Interest rate changes have a direct and inverse relationship with bond prices and their relation to par value. When interest rates rise, the prices of existing bonds generally fall. This is because newer bonds are issued with higher coupon rates, making older bonds with lower coupon rates less attractive to investors. Consequently, the older bonds may trade below par to compensate for their lower yield.

Conversely, when interest rates fall, the prices of existing bonds generally rise. Bonds with higher coupon rates become more desirable as new bonds are issued with lower rates. Investors are willing to pay a premium for the existing bonds, causing them to trade above par. If interest rates remain relatively stable and the bond’s creditworthiness is not in question, it may trade near its par value.

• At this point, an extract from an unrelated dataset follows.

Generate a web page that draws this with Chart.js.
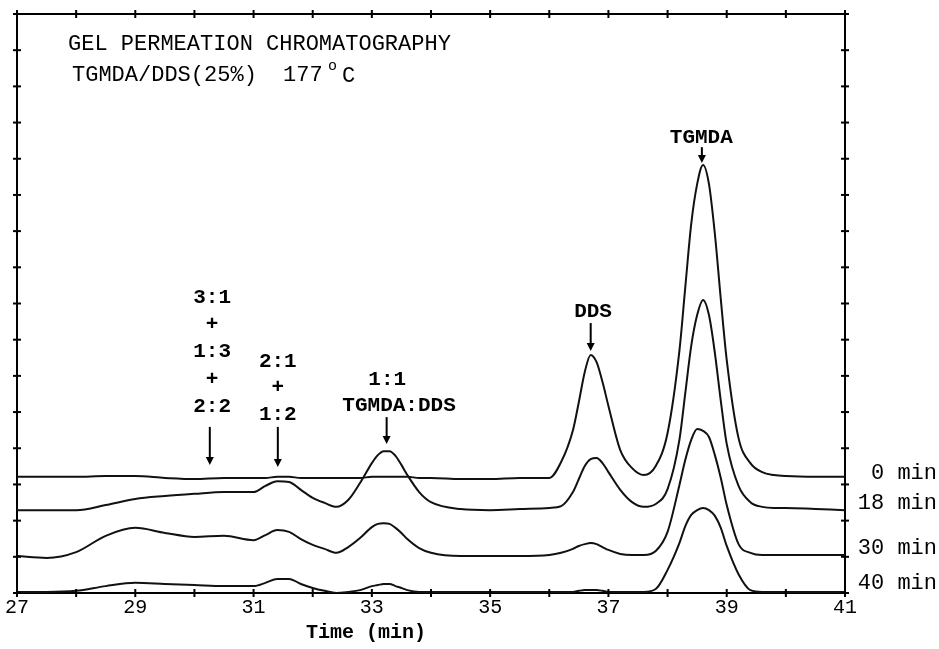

What is the significance of a par statement in the context of a company’s stock?

In the context of a company’s stock, a par statement, while less frequently emphasized than with bonds, represents the nominal or stated value of a share of stock as outlined in the company’s charter. This value is often a very small amount, like $0.01 or $1, and has little relevance to the market price of the stock.

The main significance of par value for stock relates to accounting and legal requirements. It’s primarily used to determine the amount of capital stock on the company’s balance sheet and can affect the legal liability of shareholders in certain situations. The amount exceeding the par value from the sale of stock is recorded as additional paid-in capital, which is a significant component of shareholders’ equity.